> _Given information_
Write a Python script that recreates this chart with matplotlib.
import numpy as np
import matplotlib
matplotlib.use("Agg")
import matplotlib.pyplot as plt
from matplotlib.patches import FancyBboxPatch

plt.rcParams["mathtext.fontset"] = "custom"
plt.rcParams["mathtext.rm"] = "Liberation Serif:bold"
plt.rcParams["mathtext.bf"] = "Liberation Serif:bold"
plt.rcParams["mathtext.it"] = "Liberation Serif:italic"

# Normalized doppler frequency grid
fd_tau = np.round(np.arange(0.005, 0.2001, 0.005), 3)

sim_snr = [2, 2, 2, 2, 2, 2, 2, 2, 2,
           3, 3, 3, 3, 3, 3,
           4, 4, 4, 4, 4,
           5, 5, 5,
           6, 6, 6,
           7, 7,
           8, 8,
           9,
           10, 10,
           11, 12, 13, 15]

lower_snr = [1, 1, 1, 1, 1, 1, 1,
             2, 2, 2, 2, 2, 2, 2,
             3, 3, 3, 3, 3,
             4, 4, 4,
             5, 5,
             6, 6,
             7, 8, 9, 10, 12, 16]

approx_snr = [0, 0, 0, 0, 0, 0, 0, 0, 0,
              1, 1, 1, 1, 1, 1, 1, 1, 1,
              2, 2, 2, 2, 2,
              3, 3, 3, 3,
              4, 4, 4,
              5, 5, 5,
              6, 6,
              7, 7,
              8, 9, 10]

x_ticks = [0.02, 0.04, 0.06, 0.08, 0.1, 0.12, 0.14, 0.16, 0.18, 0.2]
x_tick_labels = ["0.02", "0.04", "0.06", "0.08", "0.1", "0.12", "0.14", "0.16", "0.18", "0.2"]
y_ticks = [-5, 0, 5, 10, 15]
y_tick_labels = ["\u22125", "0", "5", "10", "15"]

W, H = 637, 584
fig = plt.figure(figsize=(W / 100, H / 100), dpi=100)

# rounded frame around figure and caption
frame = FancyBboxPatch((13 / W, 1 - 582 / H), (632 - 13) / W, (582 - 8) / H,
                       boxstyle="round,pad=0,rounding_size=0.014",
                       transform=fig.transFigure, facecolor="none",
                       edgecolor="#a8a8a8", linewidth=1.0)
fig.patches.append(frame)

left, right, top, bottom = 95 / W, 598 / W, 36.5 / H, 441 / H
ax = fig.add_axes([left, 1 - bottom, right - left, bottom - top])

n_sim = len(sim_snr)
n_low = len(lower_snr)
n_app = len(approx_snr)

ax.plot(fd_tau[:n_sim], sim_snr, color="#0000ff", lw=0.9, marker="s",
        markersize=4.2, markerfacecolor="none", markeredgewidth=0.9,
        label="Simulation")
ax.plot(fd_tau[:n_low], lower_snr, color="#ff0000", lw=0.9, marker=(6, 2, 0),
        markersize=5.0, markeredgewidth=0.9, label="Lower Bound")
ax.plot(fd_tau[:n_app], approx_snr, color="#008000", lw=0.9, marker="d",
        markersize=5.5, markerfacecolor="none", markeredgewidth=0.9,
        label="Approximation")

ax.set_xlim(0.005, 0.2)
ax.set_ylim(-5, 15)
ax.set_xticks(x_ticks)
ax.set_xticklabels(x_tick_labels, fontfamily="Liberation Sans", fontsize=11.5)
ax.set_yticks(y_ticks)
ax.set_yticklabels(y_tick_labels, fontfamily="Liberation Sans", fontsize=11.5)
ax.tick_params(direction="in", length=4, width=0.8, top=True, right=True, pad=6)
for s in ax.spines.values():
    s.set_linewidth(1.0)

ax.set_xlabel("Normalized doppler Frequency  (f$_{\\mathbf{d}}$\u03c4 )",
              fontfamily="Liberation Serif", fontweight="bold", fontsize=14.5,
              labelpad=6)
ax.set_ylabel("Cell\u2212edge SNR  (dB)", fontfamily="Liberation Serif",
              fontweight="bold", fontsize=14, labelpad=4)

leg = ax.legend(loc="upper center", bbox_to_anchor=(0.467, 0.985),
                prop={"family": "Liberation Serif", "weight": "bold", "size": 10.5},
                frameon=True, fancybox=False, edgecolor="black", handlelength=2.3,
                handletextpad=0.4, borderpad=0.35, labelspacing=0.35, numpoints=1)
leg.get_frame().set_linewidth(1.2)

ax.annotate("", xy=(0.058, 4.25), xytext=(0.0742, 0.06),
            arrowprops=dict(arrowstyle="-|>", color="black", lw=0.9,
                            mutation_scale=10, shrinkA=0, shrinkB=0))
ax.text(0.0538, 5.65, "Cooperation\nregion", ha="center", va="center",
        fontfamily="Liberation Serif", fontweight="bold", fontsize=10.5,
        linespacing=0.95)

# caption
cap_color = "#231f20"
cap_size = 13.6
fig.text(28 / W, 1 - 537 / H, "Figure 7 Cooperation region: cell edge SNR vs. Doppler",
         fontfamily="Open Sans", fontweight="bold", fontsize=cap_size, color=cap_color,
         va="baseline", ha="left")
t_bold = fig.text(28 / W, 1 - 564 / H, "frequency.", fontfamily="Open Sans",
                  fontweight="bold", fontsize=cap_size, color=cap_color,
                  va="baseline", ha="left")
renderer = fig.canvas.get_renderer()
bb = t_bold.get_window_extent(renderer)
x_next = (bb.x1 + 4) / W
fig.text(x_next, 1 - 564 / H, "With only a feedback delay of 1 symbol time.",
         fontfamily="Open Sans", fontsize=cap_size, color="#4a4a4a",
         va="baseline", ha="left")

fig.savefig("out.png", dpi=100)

> _Task directions_
Show every line from the listing above in which the string "matplotlib" appears.

> _Written response_
Write a Python script that recreates this chart with matplotlib.
import matplotlib
matplotlib.use("Agg")
import matplotlib.pyplot as plt
from matplotlib.patches import FancyBboxPatch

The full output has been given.